- Supplied data -
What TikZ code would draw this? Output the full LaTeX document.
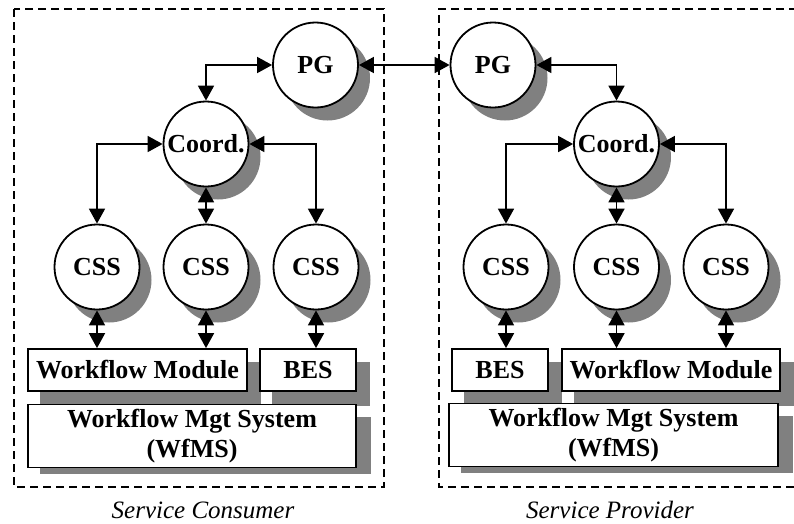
\documentclass[tikz,border=0pt]{standalone}
\usepackage{fontspec}
\setmainfont{Liberation Serif}
\usetikzlibrary{arrows.meta,backgrounds,calc}
\begin{document}
\begin{tikzpicture}[x=1pt,y=-1pt,
  every node/.style={font=\fontsize{26}{30}\selectfont\bfseries},
  circ/.style={draw,circle,fill=white,line width=1.8pt,minimum size=85pt,inner sep=0pt},
  blk/.style={draw,rectangle,fill=white,line width=1.8pt,inner sep=0pt,align=center},
  shad/.style={fill=black!50},
  conn/.style={line width=1.8pt,{Triangle[length=15pt,width=16pt]}-{Triangle[length=15pt,width=16pt]}},
  frame/.style={line width=2pt,dash pattern=on 8pt off 5pt},
  caption/.style={font=\fontsize{25}{30}\selectfont\itshape}]
\useasboundingbox (0,0) rectangle (794,523);
\clip (0,0) rectangle (794,523);
% frames
\draw[frame] (14,9) rectangle (384,487);
\draw[frame] (810,9) -- (439,9) -- (439,487) -- (810,487);
% left side nodes
\node[circ] (pgL) at (315.5,65) {PG};
\node[circ] (coL) at (206,144) {Coord.};
\node[circ] (c1L) at (97,267) {CSS};
\node[circ] (c2L) at (206,267) {CSS};
\node[circ] (c3L) at (316,267) {CSS};
\node[blk,minimum width=219pt,minimum height=42pt] (wmL) at (137.5,370) {Workflow Module};
\node[blk,minimum width=96pt,minimum height=42pt] (besL) at (308,370) {BES};
\node[blk,minimum width=328pt,minimum height=63pt] (wfL) at (192,436) {Workflow Mgt System\\(WfMS)};
% right side nodes
\node[circ] (pgR) at (493,65) {PG};
\node[circ] (coR) at (616.5,144) {Coord.};
\node[circ] (c1R) at (506,267) {CSS};
\node[circ] (c2R) at (616.5,267) {CSS};
\node[circ] (c3R) at (726,267) {CSS};
\node[blk,minimum width=96pt,minimum height=42pt] (besR) at (500,370) {BES};
\node[blk,minimum width=218pt,minimum height=42pt] (wmR) at (671,370) {Workflow Module};
\node[blk,minimum width=329pt,minimum height=63pt] (wfR) at (613.5,435) {Workflow Mgt System\\(WfMS)};
% shadows
\begin{pgfonlayer}{background}
  \foreach \n in {pgL,coL,c1L,c2L,c3L,pgR,coR,c1R,c2R,c3R}
    \fill[shad] ($(\n.center)+(12,13)$) circle (42.5pt);
  \foreach \n in {wmL,besL,besR,wmR}
    \fill[shad] ($(\n.south west)+(13,14)$) rectangle ($(\n.north east)+(13,14)$);
  \fill[shad] ($(wfL.north west)+(13,13)$) rectangle ($(wfL.south east)+(14,6)$);
  \fill[shad] ($(wfR.north west)+(13,13)$) rectangle ($(wfR.south east)+(14,6)$);
\end{pgfonlayer}
% connectors left
\draw[conn] (pgL.west) -| (coL.north);
\draw[conn] (coL.west) -| (c1L.north);
\draw[conn] (coL.east) -| (c3L.north);
\draw[conn] (coL.south) -- (c2L.north);
\draw[conn] (c1L.south) -- (c1L.south |- wmL.north);
\draw[conn] (c2L.south) -- (c2L.south |- wmL.north);
\draw[conn] (c3L.south) -- (c3L.south |- besL.north);
% between
\draw[conn] (pgL.east) -- (pgR.west);
% connectors right
\draw[conn] (pgR.east) -| (coR.north);
\draw[conn] (coR.west) -| (c1R.north);
\draw[conn] (coR.east) -| (c3R.north);
\draw[conn] (coR.south) -- (c2R.north);
\draw[conn] (c1R.south) -- (c1R.south |- besR.north);
\draw[conn] (c2R.south) -- (c2R.south |- wmR.north);
\draw[conn] (c3R.south) -- (c3R.south |- wmR.north);
% captions
\node[caption] (capL) at (203,510) {Service Consumer};
\node[caption] (capR) at (610,510) {Service Provider};
\end{tikzpicture}
\end{document}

- What is asked -
Omit the pictures and give the material again, exactly and in full.

- Result for this task -
What TikZ code would draw this? Output the full LaTeX document.
\documentclass[tikz,border=0pt]{standalone}
\usepackage{fontspec}
\setmainfont{Liberation Serif}
\usetikzlibrary{arrows.meta,backgrounds,calc}
\begin{document}
\begin{tikzpicture}[x=1pt,y=-1pt,
  every node/.style={font=\fontsize{26}{30}\selectfont\bfseries},
  circ/.style={draw,circle,fill=white,line width=1.8pt,minimum size=85pt,inner sep=0pt},
  blk/.style={draw,rectangle,fill=white,line width=1.8pt,inner sep=0pt,align=center},
  shad/.style={fill=black!50},
  conn/.style={line width=1.8pt,{Triangle[length=15pt,width=16pt]}-{Triangle[length=15pt,width=16pt]}},
  frame/.style={line width=2pt,dash pattern=on 8pt off 5pt},
  caption/.style={font=\fontsize{25}{30}\selectfont\itshape}]
\useasboundingbox (0,0) rectangle (794,523);
\clip (0,0) rectangle (794,523);
% frames
\draw[frame] (14,9) rectangle (384,487);
\draw[frame] (810,9) -- (439,9) -- (439,487) -- (810,487);
% left side nodes
\node[circ] (pgL) at (315.5,65) {PG};
\node[circ] (coL) at (206,144) {Coord.};
\node[circ] (c1L) at (97,267) {CSS};
\node[circ] (c2L) at (206,267) {CSS};
\node[circ] (c3L) at (316,267) {CSS};
\node[blk,minimum width=219pt,minimum height=42pt] (wmL) at (137.5,370) {Workflow Module};
\node[blk,minimum width=96pt,minimum height=42pt] (besL) at (308,370) {BES};
\node[blk,minimum width=328pt,minimum height=63pt] (wfL) at (192,436) {Workflow Mgt System\\(WfMS)};
% right side nodes
\node[circ] (pgR) at (493,65) {PG};
\node[circ] (coR) at (616.5,144) {Coord.};
\node[circ] (c1R) at (506,267) {CSS};
\node[circ] (c2R) at (616.5,267) {CSS};
\node[circ] (c3R) at (726,267) {CSS};
\node[blk,minimum width=96pt,minimum height=42pt] (besR) at (500,370) {BES};
\node[blk,minimum width=218pt,minimum height=42pt] (wmR) at (671,370) {Workflow Module};
\node[blk,minimum width=329pt,minimum height=63pt] (wfR) at (613.5,435) {Workflow Mgt System\\(WfMS)};
% shadows
\begin{pgfonlayer}{background}
  \foreach \n in {pgL,coL,c1L,c2L,c3L,pgR,coR,c1R,c2R,c3R}
    \fill[shad] ($(\n.center)+(12,13)$) circle (42.5pt);
  \foreach \n in {wmL,besL,besR,wmR}
    \fill[shad] ($(\n.south west)+(13,14)$) rectangle ($(\n.north east)+(13,14)$);
  \fill[shad] ($(wfL.north west)+(13,13)$) rectangle ($(wfL.south east)+(14,6)$);
  \fill[shad] ($(wfR.north west)+(13,13)$) rectangle ($(wfR.south east)+(14,6)$);
\end{pgfonlayer}
% connectors left
\draw[conn] (pgL.west) -| (coL.north);
\draw[conn] (coL.west) -| (c1L.north);
\draw[conn] (coL.east) -| (c3L.north);
\draw[conn] (coL.south) -- (c2L.north);
\draw[conn] (c1L.south) -- (c1L.south |- wmL.north);
\draw[conn] (c2L.south) -- (c2L.south |- wmL.north);
\draw[conn] (c3L.south) -- (c3L.south |- besL.north);
% between
\draw[conn] (pgL.east) -- (pgR.west);
% connectors right
\draw[conn] (pgR.east) -| (coR.north);
\draw[conn] (coR.west) -| (c1R.north);
\draw[conn] (coR.east) -| (c3R.north);
\draw[conn] (coR.south) -- (c2R.north);
\draw[conn] (c1R.south) -- (c1R.south |- besR.north);
\draw[conn] (c2R.south) -- (c2R.south |- wmR.north);
\draw[conn] (c3R.south) -- (c3R.south |- wmR.north);
% captions
\node[caption] (capL) at (203,510) {Service Consumer};
\node[caption] (capR) at (610,510) {Service Provider};
\end{tikzpicture}
\end{document}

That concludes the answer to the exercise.